:: PROBLEM ::
Write out all lines holding the word "that".

:: THE DATA ::

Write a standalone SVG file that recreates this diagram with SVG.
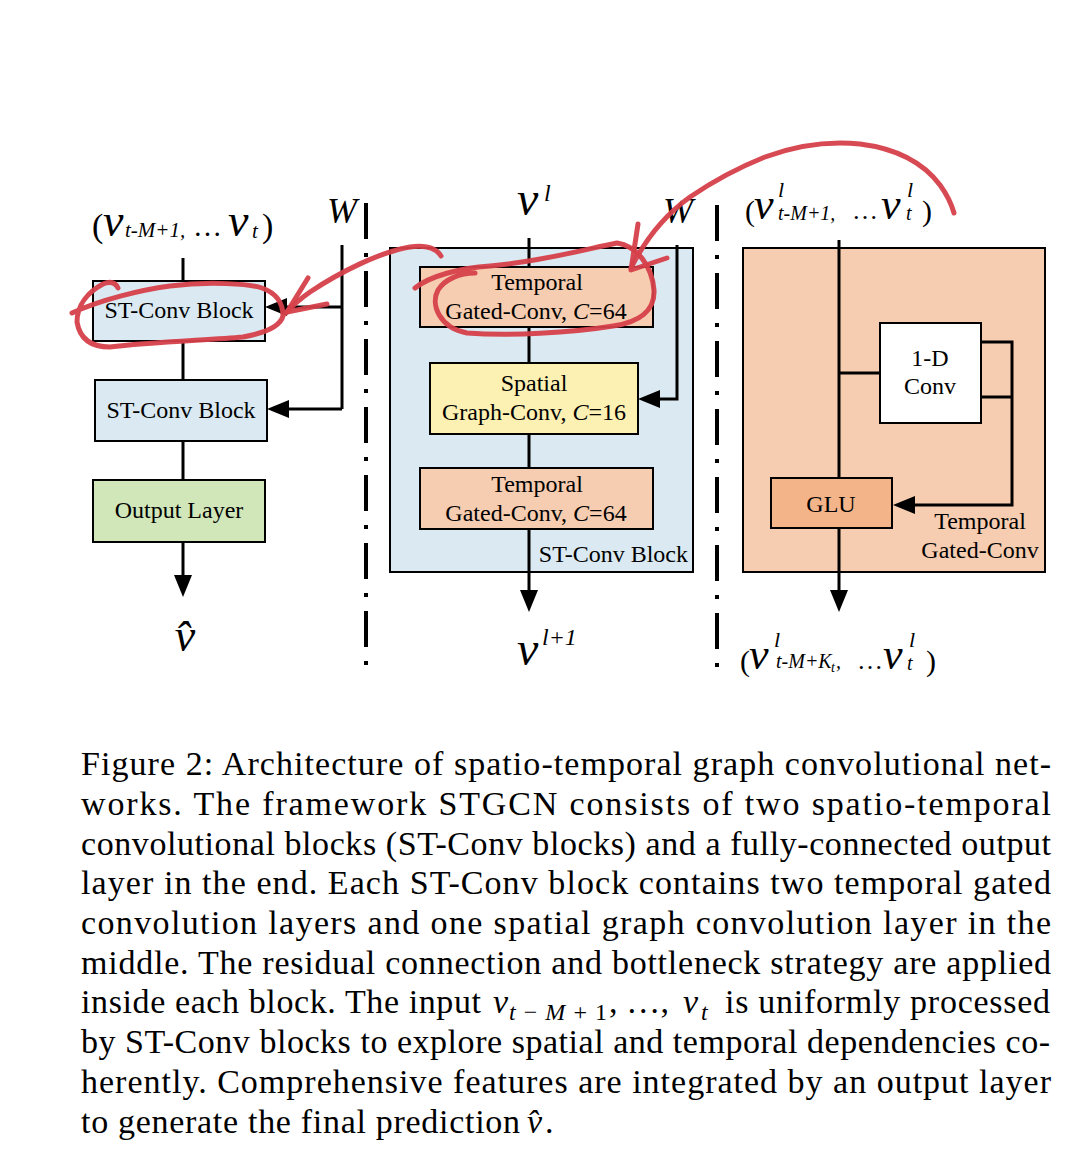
...
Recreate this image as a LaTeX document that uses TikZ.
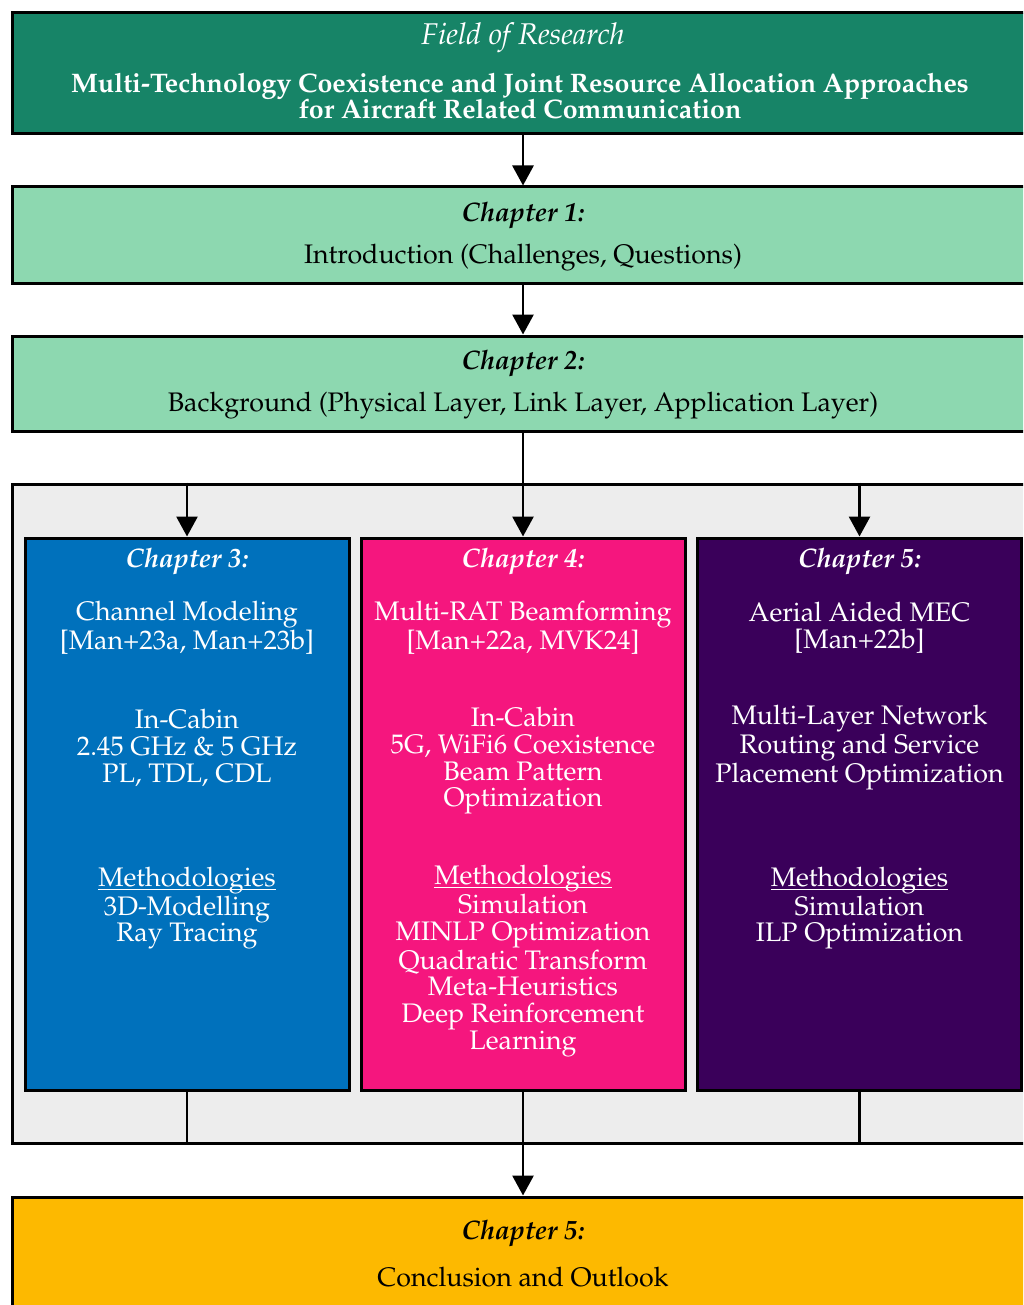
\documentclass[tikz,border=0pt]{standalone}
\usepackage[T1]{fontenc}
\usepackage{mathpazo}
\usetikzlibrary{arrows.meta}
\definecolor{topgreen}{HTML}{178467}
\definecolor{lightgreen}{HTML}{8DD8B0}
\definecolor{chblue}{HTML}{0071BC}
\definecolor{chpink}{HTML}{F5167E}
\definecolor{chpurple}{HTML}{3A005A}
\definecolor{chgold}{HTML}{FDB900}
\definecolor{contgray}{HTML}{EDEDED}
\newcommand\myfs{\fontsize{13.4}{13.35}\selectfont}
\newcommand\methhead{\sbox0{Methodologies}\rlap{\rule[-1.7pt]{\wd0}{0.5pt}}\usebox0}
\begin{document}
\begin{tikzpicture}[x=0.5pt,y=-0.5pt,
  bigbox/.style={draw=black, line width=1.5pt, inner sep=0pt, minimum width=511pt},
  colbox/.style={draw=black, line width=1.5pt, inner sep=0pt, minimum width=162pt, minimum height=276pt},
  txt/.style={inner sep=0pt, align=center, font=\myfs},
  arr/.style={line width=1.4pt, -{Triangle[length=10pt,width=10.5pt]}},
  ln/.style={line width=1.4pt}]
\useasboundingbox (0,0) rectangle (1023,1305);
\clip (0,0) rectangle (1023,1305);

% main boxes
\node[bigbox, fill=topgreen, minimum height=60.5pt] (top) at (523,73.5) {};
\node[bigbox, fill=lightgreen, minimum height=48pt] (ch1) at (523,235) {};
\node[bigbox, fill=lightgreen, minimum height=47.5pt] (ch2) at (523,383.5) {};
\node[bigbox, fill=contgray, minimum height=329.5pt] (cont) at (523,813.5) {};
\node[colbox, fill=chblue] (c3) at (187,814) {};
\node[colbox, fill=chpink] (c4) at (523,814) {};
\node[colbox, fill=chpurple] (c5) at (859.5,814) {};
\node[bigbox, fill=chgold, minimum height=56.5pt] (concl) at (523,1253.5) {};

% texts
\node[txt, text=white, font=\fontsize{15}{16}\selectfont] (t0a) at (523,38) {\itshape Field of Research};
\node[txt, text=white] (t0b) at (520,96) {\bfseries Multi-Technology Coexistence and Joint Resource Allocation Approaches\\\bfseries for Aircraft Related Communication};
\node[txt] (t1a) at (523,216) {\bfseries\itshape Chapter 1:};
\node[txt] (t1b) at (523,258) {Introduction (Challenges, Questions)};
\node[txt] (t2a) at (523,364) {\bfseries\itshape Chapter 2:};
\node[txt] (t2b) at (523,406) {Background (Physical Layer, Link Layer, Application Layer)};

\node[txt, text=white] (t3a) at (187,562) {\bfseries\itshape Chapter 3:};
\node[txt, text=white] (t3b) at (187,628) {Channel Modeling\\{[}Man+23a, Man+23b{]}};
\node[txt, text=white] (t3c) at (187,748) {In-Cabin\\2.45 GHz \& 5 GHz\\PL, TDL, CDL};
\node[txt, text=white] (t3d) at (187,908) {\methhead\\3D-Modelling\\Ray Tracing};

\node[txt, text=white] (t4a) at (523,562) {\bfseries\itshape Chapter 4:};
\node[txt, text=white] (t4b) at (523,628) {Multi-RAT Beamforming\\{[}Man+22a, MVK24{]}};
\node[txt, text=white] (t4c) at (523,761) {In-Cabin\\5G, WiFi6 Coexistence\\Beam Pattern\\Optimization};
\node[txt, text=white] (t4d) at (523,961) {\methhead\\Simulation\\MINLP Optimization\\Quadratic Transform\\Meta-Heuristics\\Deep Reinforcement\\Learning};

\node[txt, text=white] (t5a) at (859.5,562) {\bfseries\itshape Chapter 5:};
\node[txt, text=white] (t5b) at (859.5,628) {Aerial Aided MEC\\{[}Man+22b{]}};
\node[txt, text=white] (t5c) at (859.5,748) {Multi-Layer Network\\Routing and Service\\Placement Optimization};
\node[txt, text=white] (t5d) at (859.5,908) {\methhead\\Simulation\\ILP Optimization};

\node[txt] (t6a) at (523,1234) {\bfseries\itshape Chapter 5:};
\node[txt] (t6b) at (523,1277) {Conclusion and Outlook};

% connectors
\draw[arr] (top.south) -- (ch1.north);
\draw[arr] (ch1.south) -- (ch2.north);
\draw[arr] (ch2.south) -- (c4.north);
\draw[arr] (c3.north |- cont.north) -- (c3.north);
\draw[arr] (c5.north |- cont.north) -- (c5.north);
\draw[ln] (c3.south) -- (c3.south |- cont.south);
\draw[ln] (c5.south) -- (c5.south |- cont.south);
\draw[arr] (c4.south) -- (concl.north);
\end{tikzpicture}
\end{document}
* * *
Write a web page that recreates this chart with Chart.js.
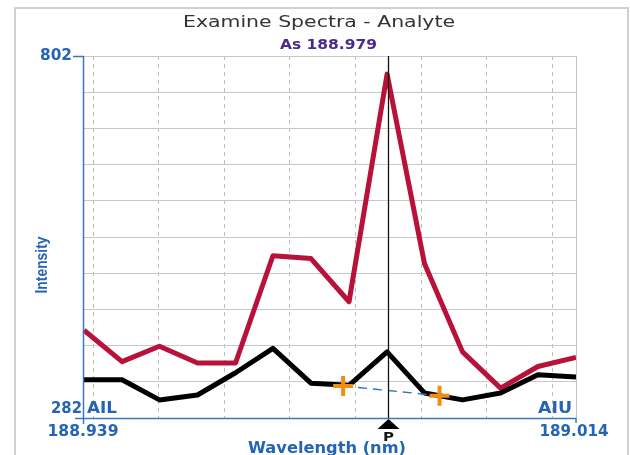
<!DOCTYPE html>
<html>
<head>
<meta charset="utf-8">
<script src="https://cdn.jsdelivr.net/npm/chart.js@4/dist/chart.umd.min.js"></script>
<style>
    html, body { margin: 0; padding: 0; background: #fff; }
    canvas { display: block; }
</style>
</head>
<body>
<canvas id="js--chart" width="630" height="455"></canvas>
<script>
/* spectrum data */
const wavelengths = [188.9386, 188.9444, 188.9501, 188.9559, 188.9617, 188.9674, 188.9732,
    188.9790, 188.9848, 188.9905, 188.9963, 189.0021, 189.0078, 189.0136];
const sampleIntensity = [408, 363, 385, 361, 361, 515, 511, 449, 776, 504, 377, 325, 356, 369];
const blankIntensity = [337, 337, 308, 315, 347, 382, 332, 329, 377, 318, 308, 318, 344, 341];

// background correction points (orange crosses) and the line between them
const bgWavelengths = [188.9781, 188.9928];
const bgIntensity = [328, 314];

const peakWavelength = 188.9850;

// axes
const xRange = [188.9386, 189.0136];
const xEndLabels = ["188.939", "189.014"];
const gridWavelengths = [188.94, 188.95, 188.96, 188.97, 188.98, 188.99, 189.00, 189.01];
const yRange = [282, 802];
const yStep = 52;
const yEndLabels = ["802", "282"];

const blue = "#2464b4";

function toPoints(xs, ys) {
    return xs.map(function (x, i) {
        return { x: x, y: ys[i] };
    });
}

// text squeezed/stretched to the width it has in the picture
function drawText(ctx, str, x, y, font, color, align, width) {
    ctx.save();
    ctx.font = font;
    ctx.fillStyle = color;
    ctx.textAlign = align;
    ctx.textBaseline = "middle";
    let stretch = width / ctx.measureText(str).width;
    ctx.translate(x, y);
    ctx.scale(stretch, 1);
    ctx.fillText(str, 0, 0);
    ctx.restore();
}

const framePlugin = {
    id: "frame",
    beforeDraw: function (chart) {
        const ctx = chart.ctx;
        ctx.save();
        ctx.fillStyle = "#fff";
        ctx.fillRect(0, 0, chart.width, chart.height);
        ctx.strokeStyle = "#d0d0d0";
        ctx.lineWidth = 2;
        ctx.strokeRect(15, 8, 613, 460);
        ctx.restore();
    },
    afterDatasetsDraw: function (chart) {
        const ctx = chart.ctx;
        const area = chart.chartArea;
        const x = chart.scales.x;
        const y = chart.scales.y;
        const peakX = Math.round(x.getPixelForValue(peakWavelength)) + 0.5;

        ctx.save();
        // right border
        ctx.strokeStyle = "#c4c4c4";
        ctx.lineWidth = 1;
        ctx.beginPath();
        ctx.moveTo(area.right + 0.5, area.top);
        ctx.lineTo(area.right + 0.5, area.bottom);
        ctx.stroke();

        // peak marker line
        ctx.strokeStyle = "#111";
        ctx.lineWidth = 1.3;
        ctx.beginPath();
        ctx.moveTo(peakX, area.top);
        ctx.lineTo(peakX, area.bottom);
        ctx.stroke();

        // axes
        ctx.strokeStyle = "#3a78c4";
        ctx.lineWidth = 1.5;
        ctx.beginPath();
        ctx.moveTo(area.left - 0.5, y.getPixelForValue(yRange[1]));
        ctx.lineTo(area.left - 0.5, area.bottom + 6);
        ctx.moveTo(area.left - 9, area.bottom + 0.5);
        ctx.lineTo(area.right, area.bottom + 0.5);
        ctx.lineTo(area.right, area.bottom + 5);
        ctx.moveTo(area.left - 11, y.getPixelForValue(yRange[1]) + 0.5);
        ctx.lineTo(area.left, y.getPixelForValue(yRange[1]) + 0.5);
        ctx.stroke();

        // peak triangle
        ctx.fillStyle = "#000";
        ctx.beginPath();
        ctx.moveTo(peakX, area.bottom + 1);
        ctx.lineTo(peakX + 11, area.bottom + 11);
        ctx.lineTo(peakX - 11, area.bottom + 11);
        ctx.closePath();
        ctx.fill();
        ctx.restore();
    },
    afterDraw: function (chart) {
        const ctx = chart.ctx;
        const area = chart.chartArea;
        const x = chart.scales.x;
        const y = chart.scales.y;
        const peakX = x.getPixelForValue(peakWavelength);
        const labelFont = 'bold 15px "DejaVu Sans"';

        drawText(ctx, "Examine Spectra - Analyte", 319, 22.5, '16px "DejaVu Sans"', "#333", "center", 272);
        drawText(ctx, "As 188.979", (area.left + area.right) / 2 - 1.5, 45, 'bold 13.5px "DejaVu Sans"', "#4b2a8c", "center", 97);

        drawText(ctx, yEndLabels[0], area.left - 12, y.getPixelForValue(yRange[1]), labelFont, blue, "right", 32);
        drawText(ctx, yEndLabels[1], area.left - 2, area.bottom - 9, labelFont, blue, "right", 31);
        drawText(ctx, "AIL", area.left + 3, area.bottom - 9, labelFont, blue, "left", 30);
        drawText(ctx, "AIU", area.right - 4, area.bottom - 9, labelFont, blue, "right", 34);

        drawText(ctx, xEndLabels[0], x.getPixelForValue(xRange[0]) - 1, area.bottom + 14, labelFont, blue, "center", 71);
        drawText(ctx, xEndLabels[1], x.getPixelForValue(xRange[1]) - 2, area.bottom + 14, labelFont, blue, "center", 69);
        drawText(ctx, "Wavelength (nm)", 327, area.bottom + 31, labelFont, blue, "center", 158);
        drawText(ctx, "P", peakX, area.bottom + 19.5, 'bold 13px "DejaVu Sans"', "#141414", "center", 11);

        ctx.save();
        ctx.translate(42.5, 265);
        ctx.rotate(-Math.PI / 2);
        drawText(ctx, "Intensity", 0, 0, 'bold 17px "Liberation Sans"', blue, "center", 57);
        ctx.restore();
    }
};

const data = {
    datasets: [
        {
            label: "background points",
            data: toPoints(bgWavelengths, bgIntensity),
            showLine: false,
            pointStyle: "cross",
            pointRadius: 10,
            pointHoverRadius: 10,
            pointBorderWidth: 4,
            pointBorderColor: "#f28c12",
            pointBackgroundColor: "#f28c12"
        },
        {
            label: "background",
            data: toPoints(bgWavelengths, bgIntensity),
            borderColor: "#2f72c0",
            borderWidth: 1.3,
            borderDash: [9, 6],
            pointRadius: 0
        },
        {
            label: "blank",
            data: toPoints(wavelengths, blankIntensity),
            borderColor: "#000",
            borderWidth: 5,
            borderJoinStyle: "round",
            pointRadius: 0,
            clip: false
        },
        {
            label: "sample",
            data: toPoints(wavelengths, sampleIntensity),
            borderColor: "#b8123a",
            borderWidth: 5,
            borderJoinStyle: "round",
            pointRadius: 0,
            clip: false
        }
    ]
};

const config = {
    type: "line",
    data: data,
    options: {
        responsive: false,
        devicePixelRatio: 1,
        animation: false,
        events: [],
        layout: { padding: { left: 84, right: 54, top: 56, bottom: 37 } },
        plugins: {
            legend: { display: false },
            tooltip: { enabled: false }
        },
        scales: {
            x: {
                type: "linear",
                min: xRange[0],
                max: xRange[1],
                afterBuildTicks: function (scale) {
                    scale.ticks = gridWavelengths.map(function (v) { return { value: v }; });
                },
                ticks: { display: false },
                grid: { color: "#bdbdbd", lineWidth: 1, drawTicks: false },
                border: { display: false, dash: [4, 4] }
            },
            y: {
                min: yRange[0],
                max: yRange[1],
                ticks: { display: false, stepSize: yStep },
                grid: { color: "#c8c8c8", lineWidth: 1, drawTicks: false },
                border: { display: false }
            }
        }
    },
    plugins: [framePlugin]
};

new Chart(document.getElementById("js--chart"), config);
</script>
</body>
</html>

:: OUTPUT FOR THIS TASK ::
Write a standalone SVG file that recreates this diagram with SVG.
Recreate this image as a LaTeX document that uses TikZ.
Write a web page that recreates this chart with Chart.js.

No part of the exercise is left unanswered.